Skip to content

SVM Margin Maximization

Run the SVM Margin Maximization MicroSim Fullscreen

Description

This interactive visualization demonstrates the core principle of Support Vector Machines (SVMs): margin maximization. The simulation shows:

  • Decision Boundary: The hyperplane (shown as a vertical line) that separates the two classes
  • Margin Boundaries: Dashed lines showing the edges of the margin (the "widest street")
  • Class -1 Points: Red circles on the left side
  • Class +1 Points: Blue squares on the right side
  • Support Vectors: Points with thick black borders that lie exactly on the margin boundaries
  • Margin Region: Shaded blue area showing the width of the margin

Interactive Controls

  • Margin Width Slider: Adjust the width of the margin to see how it affects the separation. This demonstrates the concept of maximizing the margin (larger margin = better generalization).
  • Show Margin Boundaries Checkbox: Toggle the display of margin boundary lines

Key Concepts

  1. Maximum Margin Principle: SVMs find the decision boundary that maximizes the distance to the nearest training examples from both classes
  2. Support Vectors: The critical training points that lie on the margin boundaries (shown with thick borders). These points define the optimal hyperplane.
  3. Margin Width: The perpendicular distance between the two margin boundaries, equal to 2/||w|| where w is the weight vector
  4. Sparsity: Only support vectors matter for the decision boundary; all other points could be removed without changing the solution

Educational Use

This visualization helps students understand:

  • Why SVMs are called "maximum margin" classifiers
  • The geometric meaning of the margin and its relationship to generalization
  • How support vectors differ from regular training points
  • Why SVM solutions are sparse (only support vectors matter)
  • The concept of the "widest street" separating two classes

Technical Details

  • Built with p5.js for interactive visualization
  • Width-responsive design for embedding in educational materials
  • Real-time parameter updates as the margin slider is adjusted
  • Support vectors automatically repositioned based on margin width

Lesson Plan

Learning Objective: Students will understand the margin maximization principle of SVMs and identify the role of support vectors in defining the decision boundary.

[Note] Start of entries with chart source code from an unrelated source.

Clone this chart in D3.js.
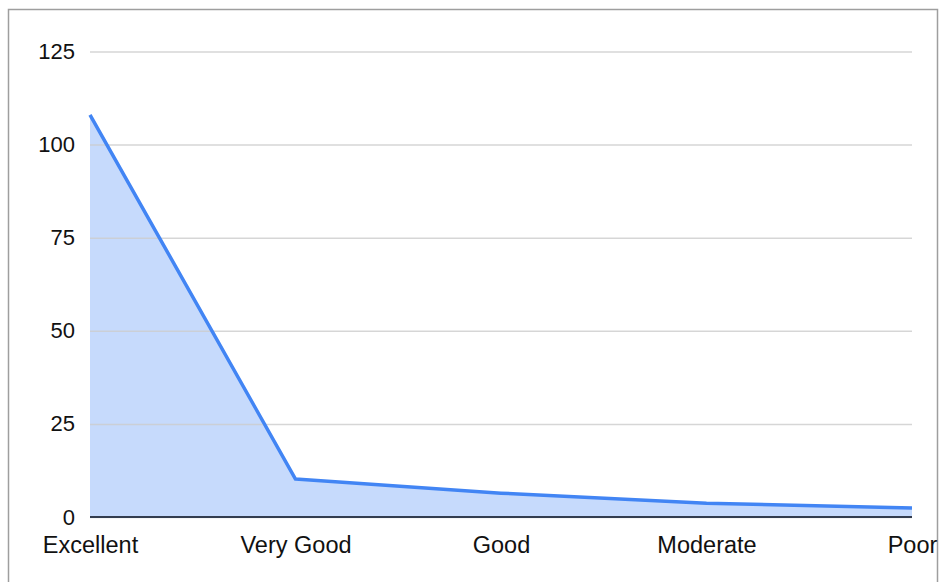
<!DOCTYPE html>
<html><head><meta charset="utf-8">
<script src="https://cdn.jsdelivr.net/npm/d3@7"></script>
<style>html,body{margin:0;padding:0;background:#fff;}svg{display:block;}</style>
</head><body>
<svg id="chart" width="943" height="582"></svg>
<script>
const categories = ["Excellent", "Very Good", "Good", "Moderate", "Poor"];
const values = [108, 10.2, 6.4, 3.7, 2.4];
const yTicks = [0, 25, 50, 75, 100, 125];

const svg = d3.select("#chart");
const W = 943, H = 582;
const m = {left: 90, right: 31, top: 51.5, bottom: 65};

svg.append("rect").attr("x", 8.5).attr("y", 9.5).attr("width", 929).attr("height", 600)
  .attr("fill", "#fff").attr("stroke", "#9e9e9e").attr("stroke-width", 1.5);

const x = d3.scalePoint().domain(categories).range([m.left, W - m.right]);
const y = d3.scaleLinear().domain([0, 125]).range([H - m.bottom, m.top]);

const font = "'Liberation Sans', Arial, sans-serif";

// gridlines
const yAxis = d3.axisLeft(y).tickValues(yTicks).tickSize(-(W - m.right - m.left)).tickPadding(15);
const gy = svg.append("g").attr("transform", `translate(${m.left},0)`).call(yAxis);
gy.select(".domain").remove();
gy.selectAll(".tick line").attr("stroke", "#cccccc").attr("stroke-width", 1.5);
gy.selectAll(".tick text").attr("fill", "#111").style("font-family", font).style("font-size", "22px");

// area
const data = categories.map((c, i) => ({c, v: values[i]}));
svg.append("path").datum(data)
  .attr("d", d3.area().x(d => x(d.c)).y0(y(0)).y1(d => y(d.v)))
  .attr("fill", "#c6dafc");
gy.raise();
gy.selectAll(".tick line").attr("stroke-opacity", 0.8);

// line
svg.append("path").datum(data)
  .attr("d", d3.line().x(d => x(d.c)).y(d => y(d.v)))
  .attr("fill", "none").attr("stroke", "#4285f4").attr("stroke-width", 3.5).attr("stroke-linejoin", "round");

// baseline
const xAxis = d3.axisBottom(x).tickSize(0).tickPadding(19);
const gx = svg.append("g").attr("transform", `translate(0,${y(0)})`).call(xAxis);
gx.select(".domain").attr("stroke", "#333d4f").attr("stroke-width", 2).attr("d", `M${m.left},0H${W - m.right}`);
gx.selectAll(".tick text").attr("fill", "#111").style("font-family", font).style("font-size", "23.5px");
</script>
</body></html>
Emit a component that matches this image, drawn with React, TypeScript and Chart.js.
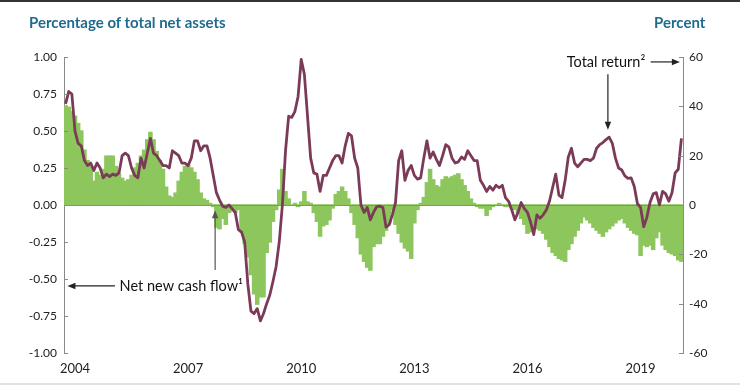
import React, { useEffect, useRef } from 'react';
import { Chart, registerables } from 'chart.js';

Chart.register(...registerables);

// Monthly series; first category is October 2003
const START_YEAR = 2003;
const START_MONTH = 10;
const yearLabels = ['2004', '2007', '2010', '2013', '2016', '2019'];

// Net new cash flow, percentage of total net assets (left axis)
const netNewCashFlow = [
  0.67, 0.66, 0.63, 0.60, 0.55, 0.50, 0.37, 0.30, 0.26, 0.16,
  0.22, 0.20, 0.24, 0.33, 0.33, 0.33, 0.26, 0.21, 0.18, 0.16,
  0.17, 0.20, 0.25, 0.28, 0.33, 0.37, 0.44, 0.49, 0.44, 0.36,
  0.30, 0.24, 0.12, 0.06, 0.05, 0.08, 0.16, 0.22, 0.26, 0.27,
  0.25, 0.22, 0.17, 0.08, 0.04, 0.03, 0.01, -0.01, -0.15, -0.16,
  -0.09, -0.13, -0.05, -0.04, -0.05, -0.03, -0.18, -0.26, -0.35, -0.47,
  -0.60, -0.67, -0.62, -0.62, -0.32, -0.25, -0.11, -0.03, 0.10, 0.24,
  0.09, 0.04, 0.00, 0.01, -0.01, 0.02, 0.09, 0.02, 0.01, -0.05,
  -0.11, -0.21, -0.14, -0.13, -0.10, -0.02, 0.07, 0.09, 0.12, 0.09,
  0.04, -0.05, -0.13, -0.22, -0.33, -0.38, -0.42, -0.44, -0.28, -0.26,
  -0.26, -0.21, -0.17, -0.12, -0.03, -0.13, -0.19, -0.25, -0.29, -0.31,
  -0.36, -0.12, -0.03, 0.01, 0.05, 0.15, 0.24, 0.17, 0.13, 0.12,
  0.17, 0.19, 0.18, 0.19, 0.20, 0.21, 0.17, 0.13, 0.09, 0.04,
  0.01, -0.01, -0.02, -0.02, -0.07, -0.03, -0.01, 0.00, 0.01, 0.00,
  -0.01, -0.01, -0.02, -0.03, -0.05, -0.09, -0.13, -0.19, -0.18, -0.16,
  -0.16, -0.17, -0.19, -0.23, -0.28, -0.32, -0.34, -0.36, -0.37, -0.38,
  -0.30, -0.26, -0.21, -0.17, -0.12, -0.08, -0.10, -0.12, -0.15, -0.17,
  -0.19, -0.21, -0.18, -0.16, -0.14, -0.12, -0.10, -0.09, -0.12, -0.15,
  -0.17, -0.19, -0.20, -0.34, -0.27, -0.28, -0.27, -0.30, -0.22, -0.18,
  -0.27, -0.30, -0.32, -0.33, -0.34, -0.37, -0.38,
];

// Total return, percent (right axis)
const totalReturn = [
  41, 46, 45, 30, 25, 24, 18, 16, 17, 14,
  17, 15, 11, 12.5, 11.5, 12.5, 12, 13, 20, 21,
  20, 15, 12, 11, 19, 15, 21, 27, 21, 20,
  18, 16, 16, 15, 22, 21, 20, 17, 17, 16,
  19, 26, 26, 22, 24, 24, 19, 12, 5, 2,
  -0.5, -1, 0, -1.5, -3, -10, -11, -15, -32, -43,
  -44, -42, -47, -44, -40, -36.5, -31, -25, -15, 0,
  22, 36, 35.5, 38, 44, 59, 53, 36, 19, 13,
  12.5, 5.5, 12, 12, 15, 18, 20, 20, 17, 24,
  29, 28, 19, 15, 0, -3, -1, -6, -3, -0.7,
  -0.5, -1, -9, -8, -4, 1, 18, 22, 10, 14,
  16, 12, 10.5, 11, 19, 26, 19, 21.5, 18.5, 16,
  20, 24.5, 23.5, 19, 17, 17.5, 19.5, 18.5, 22, 20,
  18, 18, 10, 8, 5.5, 7.5, 6, 8, 7, 8,
  3, 1.5, -2, -6, -3, 1, -1.5, -3, -7, -12,
  -4, -5.4, -4, -2, 1.5, 7, 12.5, 4, 3, 10,
  19.5, 23, 17, 15.5, 17, 18.5, 18.5, 18, 19, 23,
  24.5, 25.3, 26.5, 27.5, 25, 19, 15, 14.2, 11.8, 10.8,
  11, 7.5, 0.5, -1, -8.8, -5, 1, 4.5, 5, 0,
  5.5, 4.5, 1.5, 5, 13, 14.5, 27,
];

const months = netNewCashFlow.map((_, i) => {
  const m = START_MONTH - 1 + i;
  const y = START_YEAR + Math.floor(m / 12);
  const mm = (m % 12) + 1;
  return `${y}-${String(mm).padStart(2, '0')}`;
});

const GREEN = '#8dc65c';
const MAROON = '#7b3b58';
const AXIS = '#8a8a8a';
const TEXT = '#222222';
const FONT = 'Lato, "Open Sans", sans-serif';

function drawArrow(ctx: CanvasRenderingContext2D, x1: number, y1: number, x2: number, y2: number, color: string) {
  const ang = Math.atan2(y2 - y1, x2 - x1);
  const L = 8;
  const W = 3.2;
  const cos = Math.cos(ang);
  const sin = Math.sin(ang);
  ctx.save();
  ctx.strokeStyle = color;
  ctx.fillStyle = color;
  ctx.lineWidth = 1.2;
  ctx.beginPath();
  ctx.moveTo(x1, y1);
  ctx.lineTo(x2 - L * cos * 0.8, y2 - L * sin * 0.8);
  ctx.stroke();
  ctx.beginPath();
  ctx.moveTo(x2, y2);
  ctx.lineTo(x2 - L * cos + W * sin, y2 - L * sin - W * cos);
  ctx.lineTo(x2 - L * cos - W * sin, y2 - L * sin + W * cos);
  ctx.closePath();
  ctx.fill();
  ctx.restore();
}

const decorPlugin = {
  id: 'decor',
  afterDatasetDraw(chart: any, args: any) {
    if (args.index !== 1) return;
    const { ctx, chartArea, scales } = chart;
    const y0 = Math.round(scales.y.getPixelForValue(0)) + 0.5;
    ctx.save();
    ctx.strokeStyle = AXIS;
    ctx.lineWidth = 1;
    ctx.beginPath();
    ctx.moveTo(chartArea.left, y0);
    ctx.lineTo(chartArea.right, y0);
    ctx.stroke();
    ctx.restore();
  },
  afterDraw(chart: any) {
    const { ctx, chartArea, scales } = chart;
    const { x, y, y1 } = scales;
    ctx.save();
    ctx.strokeStyle = AXIS;
    ctx.lineWidth = 1;
    // inside tick marks
    y.ticks.forEach((t: any) => {
      const py = Math.round(y.getPixelForValue(t.value)) + 0.5;
      ctx.beginPath();
      ctx.moveTo(chartArea.left, py);
      ctx.lineTo(chartArea.left + 4, py);
      ctx.stroke();
    });
    y1.ticks.forEach((t: any) => {
      const py = Math.round(y1.getPixelForValue(t.value)) + 0.5;
      ctx.beginPath();
      ctx.moveTo(chartArea.right, py);
      ctx.lineTo(chartArea.right - 4, py);
      ctx.stroke();
    });
    ctx.restore();

    // annotations
    ctx.save();
    ctx.font = `14.5px ${FONT}`;
    ctx.fillStyle = '#111';
    ctx.textBaseline = 'middle';
    ctx.textAlign = 'left';
    const flowY = y.getPixelForValue(-0.547);
    ctx.fillText('Net new cash flow\u00b9', x.getPixelForValue(17.2), flowY);
    drawArrow(ctx, x.getPixelForValue(15.7), flowY, x.getPixelForValue(0.6), flowY, '#222');
    drawArrow(ctx, x.getPixelForValue(47.6), y.getPixelForValue(-0.44), x.getPixelForValue(47.6), y.getPixelForValue(-0.035), '#555');

    const retY = y1.getPixelForValue(58);
    ctx.textAlign = 'right';
    ctx.fillText('Total return\u00b2', x.getPixelForValue(184.5), retY);
    drawArrow(ctx, x.getPixelForValue(186.2), retY, x.getPixelForValue(195.5), retY, '#222');
    drawArrow(ctx, x.getPixelForValue(172.6), y1.getPixelForValue(53), x.getPixelForValue(172.6), y1.getPixelForValue(30.5), '#222');
    ctx.restore();
  },
};

export default function App() {
  const canvasRef = useRef<HTMLCanvasElement | null>(null);

  useEffect(() => {
    if (!canvasRef.current) return;
    const chart = new Chart(canvasRef.current, {
      type: 'bar',
      data: {
        labels: months,
        datasets: [
          {
            type: 'line',
            label: 'Total return',
            data: totalReturn,
            yAxisID: 'y1',
            borderColor: MAROON,
            borderWidth: 2.8,
            pointRadius: 0,
            tension: 0,
            borderJoinStyle: 'round',
            order: 1,
          } as any,
          {
            type: 'bar',
            label: 'Net new cash flow',
            data: netNewCashFlow,
            yAxisID: 'y',
            backgroundColor: GREEN,
            borderWidth: 0,
            inflateAmount: 0.7,
            barPercentage: 1,
            categoryPercentage: 1,
            order: 2,
          } as any,
        ],
      },
      options: {
        animation: false,
        responsive: false,
        devicePixelRatio: 1,
        layout: { padding: { top: 57, left: 0, right: 0, bottom: 0 } },
        plugins: {
          legend: { display: false },
          tooltip: { enabled: false },
        },
        scales: {
          x: {
            type: 'category',
            offset: true,
            grid: { display: false, drawTicks: false },
            border: { display: false },
            ticks: {
              autoSkip: false,
              maxRotation: 0,
              minRotation: 0,
              padding: 8,
              color: TEXT,
              font: { family: FONT, size: 13 },
              callback: (_v: any, idx: number) => {
                const [yr, mo] = months[idx].split('-');
                return mo === '01' && yearLabels.includes(yr) ? yr : '';
              },
            },
            afterFit: (s: any) => { s.height = 32; },
          },
          y: {
            position: 'left',
            min: -1,
            max: 1,
            grid: { display: false, drawTicks: false },
            border: { display: true, color: AXIS, width: 1 },
            ticks: {
              stepSize: 0.25,
              padding: 7,
              color: TEXT,
              font: { family: FONT, size: 12 },
              callback: (v: any) => Number(v).toFixed(2),
            },
            afterFit: (s: any) => { s.width = 64; },
          },
          y1: {
            position: 'right',
            min: -60,
            max: 60,
            grid: { display: false, drawTicks: false },
            border: { display: true, color: AXIS, width: 1 },
            ticks: {
              stepSize: 20,
              padding: 6,
              color: TEXT,
              font: { family: FONT, size: 12 },
              callback: (v: any) => String(v),
            },
            afterFit: (s: any) => { s.width = 57; },
          },
        },
      } as any,
      plugins: [decorPlugin],
    });
    return () => chart.destroy();
  }, []);

  const titleStyle: React.CSSProperties = {
    position: 'absolute',
    top: 15,
    fontFamily: FONT,
    fontWeight: 700,
    fontSize: 15,
    lineHeight: '15px',
    color: '#1f6b8e',
    whiteSpace: 'nowrap',
  };

  return (
    <div style={{ position: 'fixed', left: 0, top: 0, width: 740, height: 385, background: '#fff', overflow: 'hidden' }}>
      <canvas ref={canvasRef} width={740} height={385} style={{ position: 'absolute', left: 0, top: 0, width: 740, height: 385 }} />
      <div style={{ ...titleStyle, left: 29 }}>Percentage of total net assets</div>
      <div style={{ ...titleStyle, left: 654 }}>Percent</div>
      <div style={{ position: 'absolute', left: 0, top: 0, width: 740, height: 2, background: '#333' }} />
      <div style={{ position: 'absolute', left: 0, top: 383, width: 740, height: 2, background: '#e2e2e2' }} />
    </div>
  );
}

Prerequisites: Basic understanding of classification, decision boundaries, and linear separability.

Duration: 10-15 minutes

Activities: 1. Observe the default configuration with support vectors highlighted 2. Adjust the margin width slider to see how margin size changes 3. Notice that only the support vectors (thick borders) touch the margin boundaries 4. Discuss why maximizing the margin leads to better generalization 5. Consider what happens if you remove non-support-vector points (nothing changes!) 6. Compare to other classifiers like logistic regression or k-NN which use all training points 7. Relate margin width to the regularization parameter C (smaller margin = larger C = less regularization)